* **TASK TO CARRY OUT**
Write out each line of the listing as it stands, without the images.
-- begin DATA SHOWN --
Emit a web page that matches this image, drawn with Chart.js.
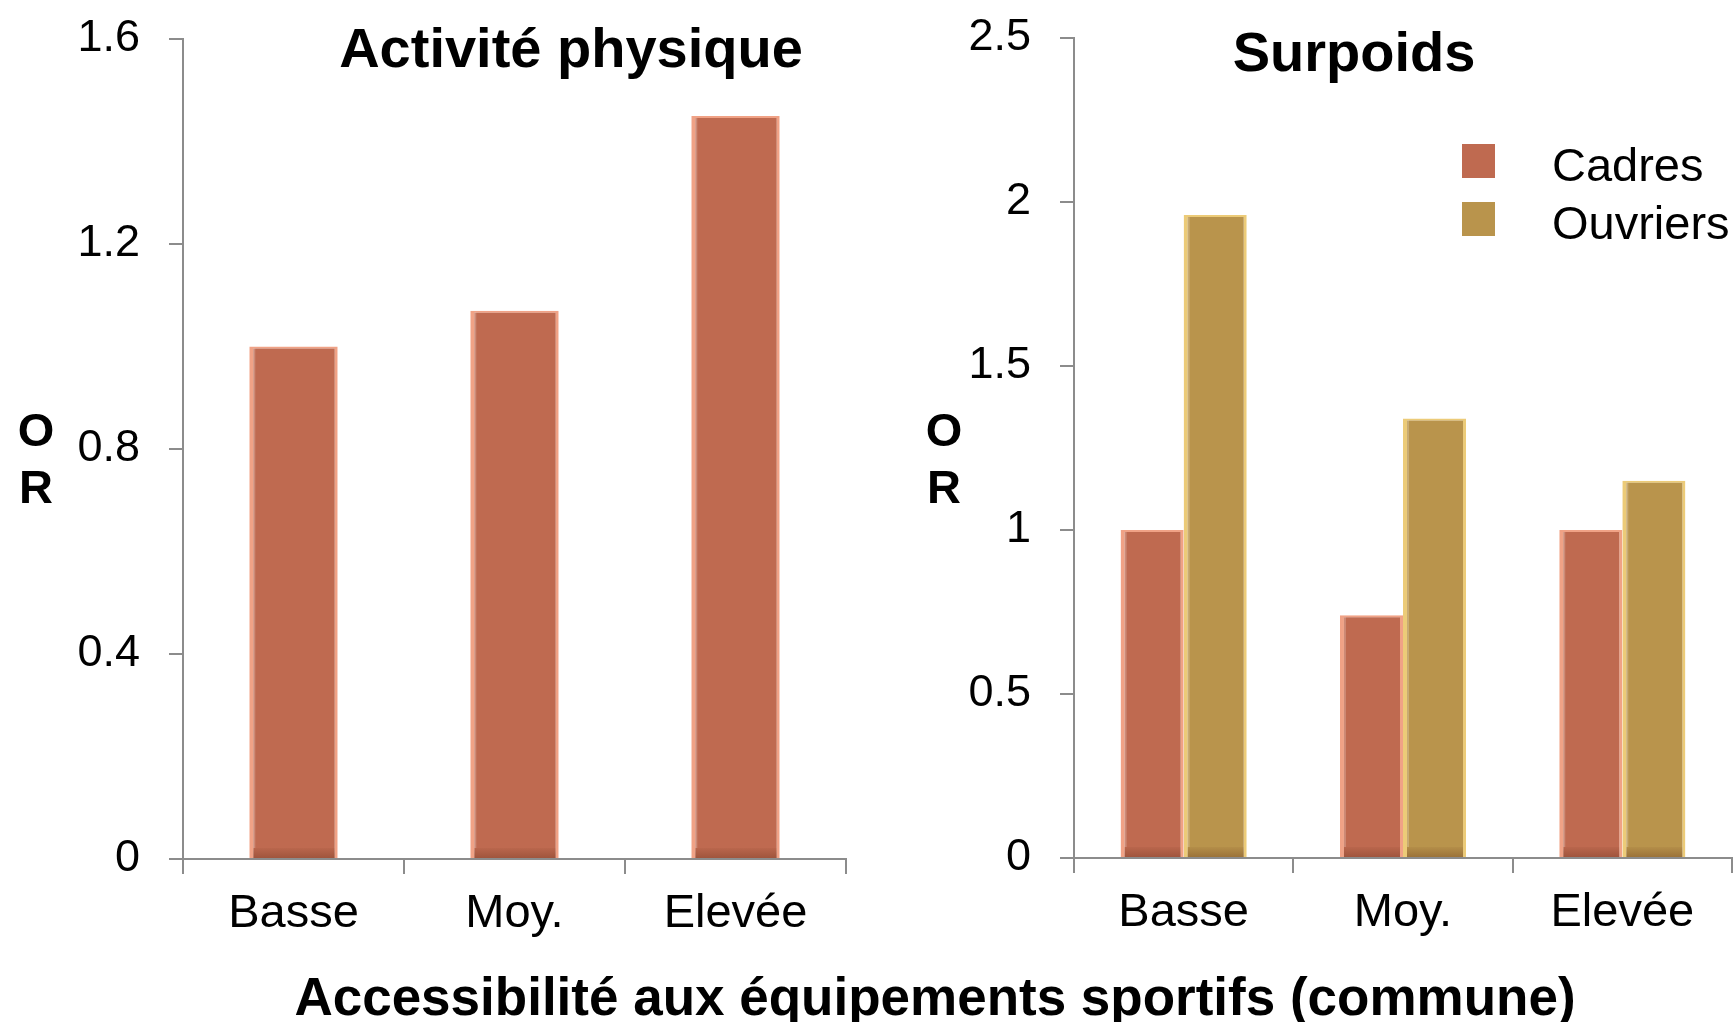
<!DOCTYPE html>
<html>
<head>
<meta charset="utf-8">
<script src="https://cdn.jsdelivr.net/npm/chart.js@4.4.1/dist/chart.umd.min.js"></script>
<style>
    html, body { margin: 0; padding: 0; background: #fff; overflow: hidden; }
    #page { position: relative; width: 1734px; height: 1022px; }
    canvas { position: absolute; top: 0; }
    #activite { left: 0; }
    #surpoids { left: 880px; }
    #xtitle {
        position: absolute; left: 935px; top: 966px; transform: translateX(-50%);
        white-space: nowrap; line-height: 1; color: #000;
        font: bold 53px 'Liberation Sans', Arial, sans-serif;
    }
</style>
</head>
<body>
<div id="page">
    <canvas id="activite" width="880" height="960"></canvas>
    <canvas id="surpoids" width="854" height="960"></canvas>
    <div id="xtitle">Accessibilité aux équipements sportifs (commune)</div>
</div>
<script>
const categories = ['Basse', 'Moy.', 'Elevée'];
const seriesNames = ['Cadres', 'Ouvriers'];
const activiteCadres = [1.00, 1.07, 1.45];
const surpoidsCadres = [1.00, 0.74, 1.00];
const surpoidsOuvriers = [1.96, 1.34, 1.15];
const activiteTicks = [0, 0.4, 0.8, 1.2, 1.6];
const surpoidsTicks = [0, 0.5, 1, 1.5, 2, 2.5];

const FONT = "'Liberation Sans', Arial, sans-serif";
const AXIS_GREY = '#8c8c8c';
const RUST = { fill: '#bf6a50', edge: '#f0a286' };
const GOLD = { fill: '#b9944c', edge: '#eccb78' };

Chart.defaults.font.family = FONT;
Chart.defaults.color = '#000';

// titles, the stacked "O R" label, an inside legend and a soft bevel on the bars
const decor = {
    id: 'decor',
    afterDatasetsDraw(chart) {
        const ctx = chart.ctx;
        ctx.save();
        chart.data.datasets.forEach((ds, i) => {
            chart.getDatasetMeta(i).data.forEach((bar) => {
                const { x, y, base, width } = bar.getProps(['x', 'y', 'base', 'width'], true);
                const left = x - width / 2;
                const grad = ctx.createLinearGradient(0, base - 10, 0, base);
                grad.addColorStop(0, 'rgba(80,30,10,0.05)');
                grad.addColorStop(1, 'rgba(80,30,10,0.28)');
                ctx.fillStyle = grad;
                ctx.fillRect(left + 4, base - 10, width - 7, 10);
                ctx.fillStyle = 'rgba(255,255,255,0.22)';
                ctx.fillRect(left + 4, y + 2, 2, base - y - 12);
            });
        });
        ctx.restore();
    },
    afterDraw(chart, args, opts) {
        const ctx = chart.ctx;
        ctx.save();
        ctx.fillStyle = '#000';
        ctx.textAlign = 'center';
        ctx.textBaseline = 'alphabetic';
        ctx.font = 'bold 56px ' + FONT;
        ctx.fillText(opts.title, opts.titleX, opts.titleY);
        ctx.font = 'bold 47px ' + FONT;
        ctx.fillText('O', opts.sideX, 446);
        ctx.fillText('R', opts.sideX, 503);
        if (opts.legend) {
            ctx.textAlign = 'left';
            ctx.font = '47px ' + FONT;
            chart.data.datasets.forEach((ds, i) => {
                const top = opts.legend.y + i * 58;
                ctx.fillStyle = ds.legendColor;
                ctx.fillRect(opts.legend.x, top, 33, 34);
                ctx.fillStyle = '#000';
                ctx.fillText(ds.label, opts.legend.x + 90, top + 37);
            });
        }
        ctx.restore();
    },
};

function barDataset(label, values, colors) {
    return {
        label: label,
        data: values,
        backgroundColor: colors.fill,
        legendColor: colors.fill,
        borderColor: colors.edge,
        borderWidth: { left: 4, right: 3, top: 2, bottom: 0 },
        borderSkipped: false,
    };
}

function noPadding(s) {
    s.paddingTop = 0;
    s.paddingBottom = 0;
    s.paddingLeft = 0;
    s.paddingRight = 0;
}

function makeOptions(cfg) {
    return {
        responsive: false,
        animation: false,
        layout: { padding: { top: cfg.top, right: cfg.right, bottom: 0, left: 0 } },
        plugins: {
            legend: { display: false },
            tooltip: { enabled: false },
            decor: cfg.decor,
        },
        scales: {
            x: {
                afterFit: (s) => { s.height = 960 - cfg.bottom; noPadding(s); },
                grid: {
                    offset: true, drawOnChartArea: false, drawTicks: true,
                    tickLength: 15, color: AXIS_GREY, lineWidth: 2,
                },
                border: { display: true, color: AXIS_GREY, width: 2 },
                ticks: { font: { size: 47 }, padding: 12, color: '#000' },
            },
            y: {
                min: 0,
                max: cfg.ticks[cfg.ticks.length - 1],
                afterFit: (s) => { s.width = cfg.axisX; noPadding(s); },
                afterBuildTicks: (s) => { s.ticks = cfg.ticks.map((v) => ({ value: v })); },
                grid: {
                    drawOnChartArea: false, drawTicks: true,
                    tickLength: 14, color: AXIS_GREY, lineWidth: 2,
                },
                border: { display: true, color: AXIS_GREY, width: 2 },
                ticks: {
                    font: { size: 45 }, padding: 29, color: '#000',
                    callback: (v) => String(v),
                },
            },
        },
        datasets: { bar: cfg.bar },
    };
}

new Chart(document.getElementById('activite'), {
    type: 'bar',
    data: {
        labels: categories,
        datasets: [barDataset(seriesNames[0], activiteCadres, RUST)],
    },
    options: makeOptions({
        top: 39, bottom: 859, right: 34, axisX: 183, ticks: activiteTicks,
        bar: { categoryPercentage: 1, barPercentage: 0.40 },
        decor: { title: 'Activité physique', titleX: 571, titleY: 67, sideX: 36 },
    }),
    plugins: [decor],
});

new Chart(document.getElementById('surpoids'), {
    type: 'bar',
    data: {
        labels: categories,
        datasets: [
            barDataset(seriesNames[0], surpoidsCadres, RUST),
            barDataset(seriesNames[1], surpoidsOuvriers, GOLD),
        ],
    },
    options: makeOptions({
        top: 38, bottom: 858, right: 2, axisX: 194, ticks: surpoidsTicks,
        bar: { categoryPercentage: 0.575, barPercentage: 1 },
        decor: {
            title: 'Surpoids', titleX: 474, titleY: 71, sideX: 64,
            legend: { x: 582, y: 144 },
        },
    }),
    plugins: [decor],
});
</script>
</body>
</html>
-- end DATA SHOWN --
* **EXPECTED OUTPUT**
Emit a web page that matches this image, drawn with Chart.js.
<!DOCTYPE html>
<html>
<head>
<meta charset="utf-8">
<script src="https://cdn.jsdelivr.net/npm/chart.js@4.4.1/dist/chart.umd.min.js"></script>
<style>
    html, body { margin: 0; padding: 0; background: #fff; overflow: hidden; }
    #page { position: relative; width: 1734px; height: 1022px; }
    canvas { position: absolute; top: 0; }
    #activite { left: 0; }
    #surpoids { left: 880px; }
    #xtitle {
        position: absolute; left: 935px; top: 966px; transform: translateX(-50%);
        white-space: nowrap; line-height: 1; color: #000;
        font: bold 53px 'Liberation Sans', Arial, sans-serif;
    }
</style>
</head>
<body>
<div id="page">
    <canvas id="activite" width="880" height="960"></canvas>
    <canvas id="surpoids" width="854" height="960"></canvas>
    <div id="xtitle">Accessibilité aux équipements sportifs (commune)</div>
</div>
<script>
const categories = ['Basse', 'Moy.', 'Elevée'];
const seriesNames = ['Cadres', 'Ouvriers'];
const activiteCadres = [1.00, 1.07, 1.45];
const surpoidsCadres = [1.00, 0.74, 1.00];
const surpoidsOuvriers = [1.96, 1.34, 1.15];
const activiteTicks = [0, 0.4, 0.8, 1.2, 1.6];
const surpoidsTicks = [0, 0.5, 1, 1.5, 2, 2.5];

const FONT = "'Liberation Sans', Arial, sans-serif";
const AXIS_GREY = '#8c8c8c';
const RUST = { fill: '#bf6a50', edge: '#f0a286' };
const GOLD = { fill: '#b9944c', edge: '#eccb78' };

Chart.defaults.font.family = FONT;
Chart.defaults.color = '#000';

// titles, the stacked "O R" label, an inside legend and a soft bevel on the bars
const decor = {
    id: 'decor',
    afterDatasetsDraw(chart) {
        const ctx = chart.ctx;
        ctx.save();
        chart.data.datasets.forEach((ds, i) => {
            chart.getDatasetMeta(i).data.forEach((bar) => {
                const { x, y, base, width } = bar.getProps(['x', 'y', 'base', 'width'], true);
                const left = x - width / 2;
                const grad = ctx.createLinearGradient(0, base - 10, 0, base);
                grad.addColorStop(0, 'rgba(80,30,10,0.05)');
                grad.addColorStop(1, 'rgba(80,30,10,0.28)');
                ctx.fillStyle = grad;
                ctx.fillRect(left + 4, base - 10, width - 7, 10);
                ctx.fillStyle = 'rgba(255,255,255,0.22)';
                ctx.fillRect(left + 4, y + 2, 2, base - y - 12);
            });
        });
        ctx.restore();
    },
    afterDraw(chart, args, opts) {
        const ctx = chart.ctx;
        ctx.save();
        ctx.fillStyle = '#000';
        ctx.textAlign = 'center';
        ctx.textBaseline = 'alphabetic';
        ctx.font = 'bold 56px ' + FONT;
        ctx.fillText(opts.title, opts.titleX, opts.titleY);
        ctx.font = 'bold 47px ' + FONT;
        ctx.fillText('O', opts.sideX, 446);
        ctx.fillText('R', opts.sideX, 503);
        if (opts.legend) {
            ctx.textAlign = 'left';
            ctx.font = '47px ' + FONT;
            chart.data.datasets.forEach((ds, i) => {
                const top = opts.legend.y + i * 58;
                ctx.fillStyle = ds.legendColor;
                ctx.fillRect(opts.legend.x, top, 33, 34);
                ctx.fillStyle = '#000';
                ctx.fillText(ds.label, opts.legend.x + 90, top + 37);
            });
        }
        ctx.restore();
    },
};

function barDataset(label, values, colors) {
    return {
        label: label,
        data: values,
        backgroundColor: colors.fill,
        legendColor: colors.fill,
        borderColor: colors.edge,
        borderWidth: { left: 4, right: 3, top: 2, bottom: 0 },
        borderSkipped: false,
    };
}

function noPadding(s) {
    s.paddingTop = 0;
    s.paddingBottom = 0;
    s.paddingLeft = 0;
    s.paddingRight = 0;
}

function makeOptions(cfg) {
    return {
        responsive: false,
        animation: false,
        layout: { padding: { top: cfg.top, right: cfg.right, bottom: 0, left: 0 } },
        plugins: {
            legend: { display: false },
            tooltip: { enabled: false },
            decor: cfg.decor,
        },
        scales: {
            x: {
                afterFit: (s) => { s.height = 960 - cfg.bottom; noPadding(s); },
                grid: {
                    offset: true, drawOnChartArea: false, drawTicks: true,
                    tickLength: 15, color: AXIS_GREY, lineWidth: 2,
                },
                border: { display: true, color: AXIS_GREY, width: 2 },
                ticks: { font: { size: 47 }, padding: 12, color: '#000' },
            },
            y: {
                min: 0,
                max: cfg.ticks[cfg.ticks.length - 1],
                afterFit: (s) => { s.width = cfg.axisX; noPadding(s); },
                afterBuildTicks: (s) => { s.ticks = cfg.ticks.map((v) => ({ value: v })); },
                grid: {
                    drawOnChartArea: false, drawTicks: true,
                    tickLength: 14, color: AXIS_GREY, lineWidth: 2,
                },
                border: { display: true, color: AXIS_GREY, width: 2 },
                ticks: {
                    font: { size: 45 }, padding: 29, color: '#000',
                    callback: (v) => String(v),
                },
            },
        },
        datasets: { bar: cfg.bar },
    };
}

new Chart(document.getElementById('activite'), {
    type: 'bar',
    data: {
        labels: categories,
        datasets: [barDataset(seriesNames[0], activiteCadres, RUST)],
    },
    options: makeOptions({
        top: 39, bottom: 859, right: 34, axisX: 183, ticks: activiteTicks,
        bar: { categoryPercentage: 1, barPercentage: 0.40 },
        decor: { title: 'Activité physique', titleX: 571, titleY: 67, sideX: 36 },
    }),
    plugins: [decor],
});

new Chart(document.getElementById('surpoids'), {
    type: 'bar',
    data: {
        labels: categories,
        datasets: [
            barDataset(seriesNames[0], surpoidsCadres, RUST),
            barDataset(seriesNames[1], surpoidsOuvriers, GOLD),
        ],
    },
    options: makeOptions({
        top: 38, bottom: 858, right: 2, axisX: 194, ticks: surpoidsTicks,
        bar: { categoryPercentage: 0.575, barPercentage: 1 },
        decor: {
            title: 'Surpoids', titleX: 474, titleY: 71, sideX: 64,
            legend: { x: 582, y: 144 },
        },
    }),
    plugins: [decor],
});
</script>
</body>
</html>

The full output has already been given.